Se no passado lutávamos por eleições livres ou pela liberdade de imprensa, hoje devemos lutar, por exemplo, por meios de comunicação social mais livres e independentes do poder político e económico, devidamente cumpridores da sua função: a de informar e comunicar. Se em tempos lutámos pela liberdade de criação cultural, intelectual e artística, pelo fim da censura ou pelo direito à educação e à saúde, hoje devemos lutar pela sua democratização, pela efectivação de apoios sociais e criação de igualdades de acesso e oportunidades.

O direito de participação activa na vida pública e política, o direito a uma habitação digna e confortável, a um ambiente sadio e ecologicamente sustentável, o direito à protecção da família por parte do Estado e à efectivação de todas as condições que permitam a realização pessoal dos seus membros, são exemplos de lutas que estão por concluir – todas elas importantes para o enriquecimento e florescimento de uma comunidade.
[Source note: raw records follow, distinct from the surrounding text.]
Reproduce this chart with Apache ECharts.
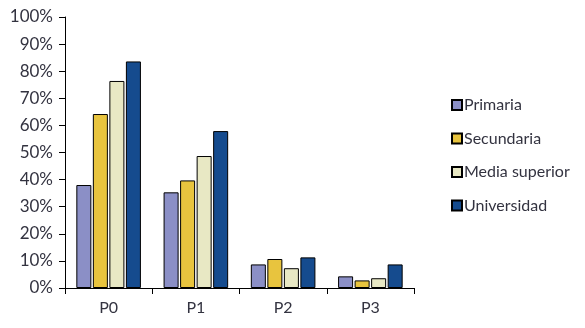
<!DOCTYPE html>
<html>
<head>
<meta charset="utf-8">
<script src="https://cdn.jsdelivr.net/npm/echarts@6/dist/echarts.min.js"></script>
<style>
  html, body { margin: 0; padding: 0; background: #fff; }
  #main { width: 585px; height: 328px; }
</style>
</head>
<body>
<div id="main"></div>
<script>
var chart = echarts.init(document.getElementById("main"))

var categories = ["P0", "P1", "P2", "P3"]
var seriesNames = ["Primaria", "Secundaria", "Media superior", "Universidad"]
var primaria = [38.0, 35.3, 8.7, 4.3]
var secundaria = [64.2, 39.7, 10.7, 2.8]
var mediaSuperior = [76.4, 48.7, 7.3, 3.6]
var universidad = [83.6, 57.9, 11.3, 8.7]
var colors = ["#8b8fc6", "#e8c43e", "#e8e8c4", "#154b8e"]

var values = [primaria, secundaria, mediaSuperior, universidad]
var fontFam = "Lato, 'Open Sans', sans-serif"

var series = []
for (var i = 0; i < seriesNames.length; i++) {
  series.push({
    name: seriesNames[i],
    type: "bar",
    data: values[i],
    barGap: "10%",
    barCategoryGap: "26%",
    itemStyle: {
      color: colors[i],
      borderColor: "#000",
      borderWidth: 1
    }
  })
}

option = {
  animation: false,
  grid: {
    left: 65,
    top: 17,
    width: 349,
    height: 271
  },
  legend: {
    orient: "vertical",
    left: 446,
    top: 92,
    itemWidth: 10,
    itemHeight: 10,
    itemGap: 17.5,
    icon: "rect",
    textStyle: {
      fontFamily: fontFam,
      fontSize: 16,
      color: "#333340",
      padding: [0, 0, 0, -3]
    },
    data: seriesNames
  },
  xAxis: {
    type: "category",
    data: categories,
    axisLine: { lineStyle: { color: "#000", width: 1 } },
    axisTick: { show: true, length: 6, lineStyle: { color: "#000" } },
    axisLabel: {
      margin: 12,
      fontFamily: fontFam,
      fontSize: 16,
      color: "#333340"
    }
  },
  yAxis: {
    type: "value",
    min: 0,
    max: 100,
    interval: 10,
    axisLine: { show: true, lineStyle: { color: "#000", width: 1 } },
    axisTick: { show: true, length: 6, lineStyle: { color: "#000" } },
    splitLine: { show: false },
    axisLabel: {
      margin: 12,
      formatter: "{value}%",
      fontFamily: fontFam,
      fontSize: 17,
      color: "#333340"
    }
  },
  series: series
}

chart.setOption(option)
</script>
</body>
</html>
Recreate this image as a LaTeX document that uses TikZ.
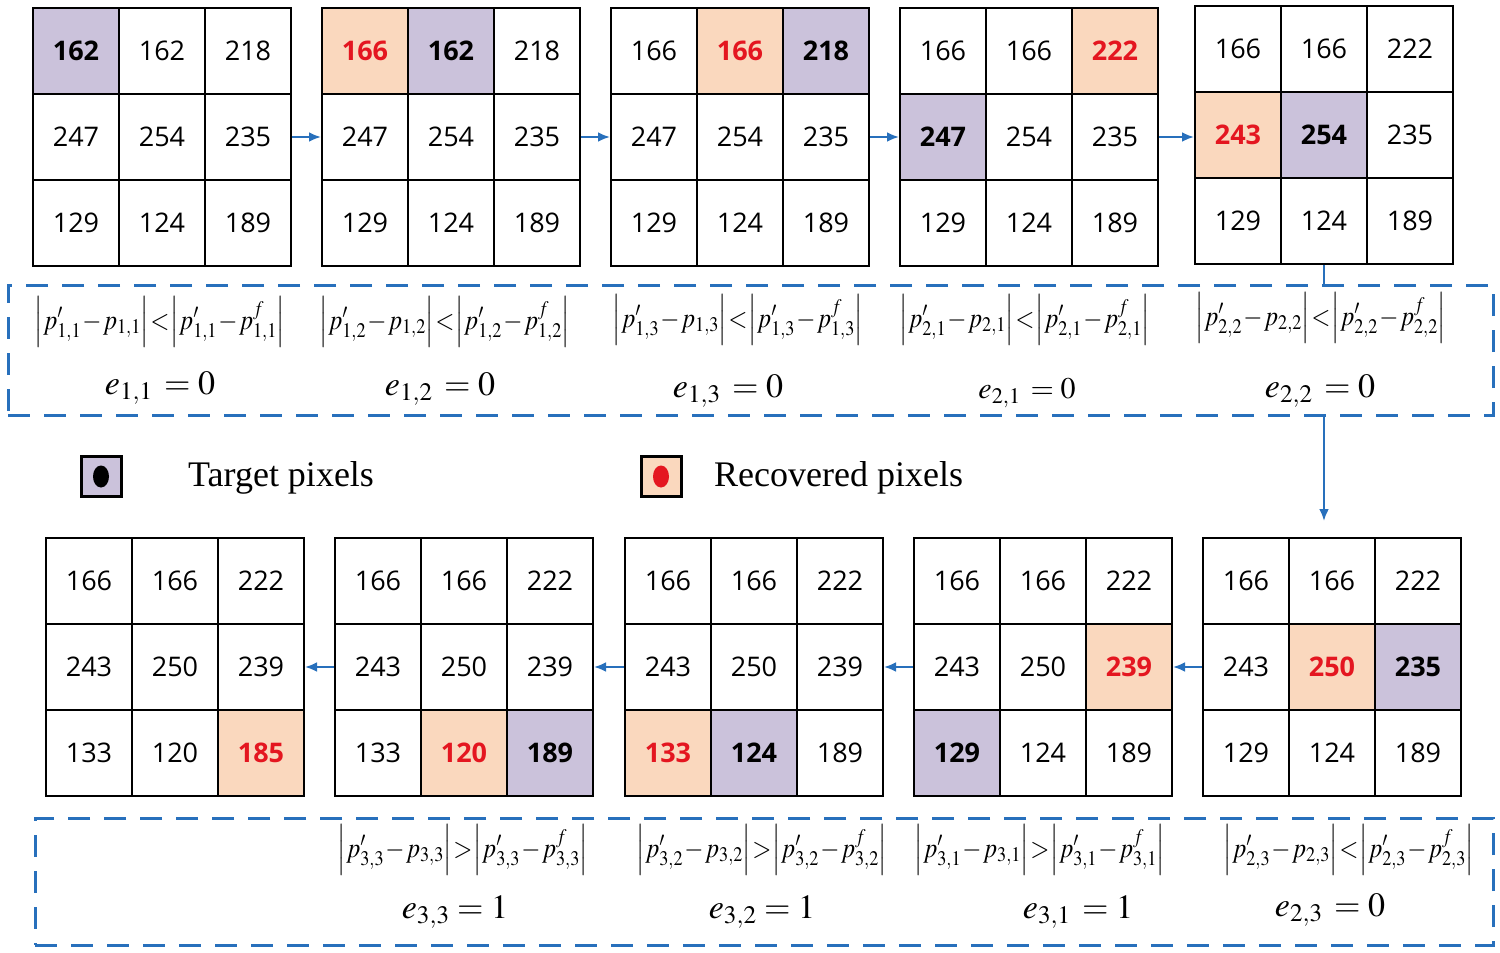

É pela actualidade e evolução das lutas de Abril que a juventude assume um papel essencial no cenário político. São as suas aspirações e desejos legítimos, para o presente e para o futuro, que servem de motor à consumação de um conjunto de direitos há muito, e bem, reconhecidos, juntamente com as reivindicações daqueles que há mais tempo se deparam com os problemas estruturais da nossa sociedade - aqueles que, tendo ou não experienciado anos e anos de um regime autoritário, creem na possibilidade de mudança, na força e capacidade transformadora de um povo unido.

Importa referir que o desinteresse pela política, as altas taxas de abstenção ou mesmo o sucesso do discurso populista e demagógico são sintomas de um mesmo problema – o desânimo e apatia generalizados, a descrença nas instituições democráticas, nos agentes políticos e no sistema – esse todo de dimensões interligadas que, sem se cumprir uma, nunca se poderão cumprir as outras.

A participação política é inerente ao ser humano, enquanto ser naturalmente gregário e, por isso, alimentado pela sensação de pertença a uma comunidade, a mesma que o influencia e em que participa activamente. Deste modo, qualquer desapego e até desprezo pela vida pública e, portanto, política, é motivo para nos preocuparmos enquanto sociedade.

Esta indiferença é particularmente sentida a nível local, tanto por uma clara escassez de debate político, como pelo próprio desinteresse pela vida política autárquica e os seus centros decisórios. Grande parte da população, compreensivelmente alheada, em maior ou menor grau, daquele que é o sentido e a necessidade da sua participação na vida em comunidade, tende a não procurar a origem de alguns dos problemas com que se vê confrontada, adoptando uma posição passiva e desinteressada, que em nada contribui para a co-construção de uma realidade justa e humanitária.

As estruturas institucionais fortemente hierarquizadas, impregnadas de burocratização e caracterizadas pela verticalidade e centralização da sua actuação impedem a existência de uma política local próxima dos cidadãos. Uma política feita por e para uma comunidade que deseja, instintivamente, envolver-se em tudo o que à sua subsistência e vivência diz respeito.

Todo e qualquer ser humano deve poder realizar-se no lugar onde se move, na sua cidade, vila ou aldeia, na sua casa, na escola ou no trabalho. Deve poder reconhecer-se no encontro com os outros, com o património cultural e com o meio ambiente e recursos naturais envolventes.

E tudo isto é política, é cumprir Abril, é devolver ao povo a sua soberania e liberdade e é aquilo a que o Bloco se propõe concretizar.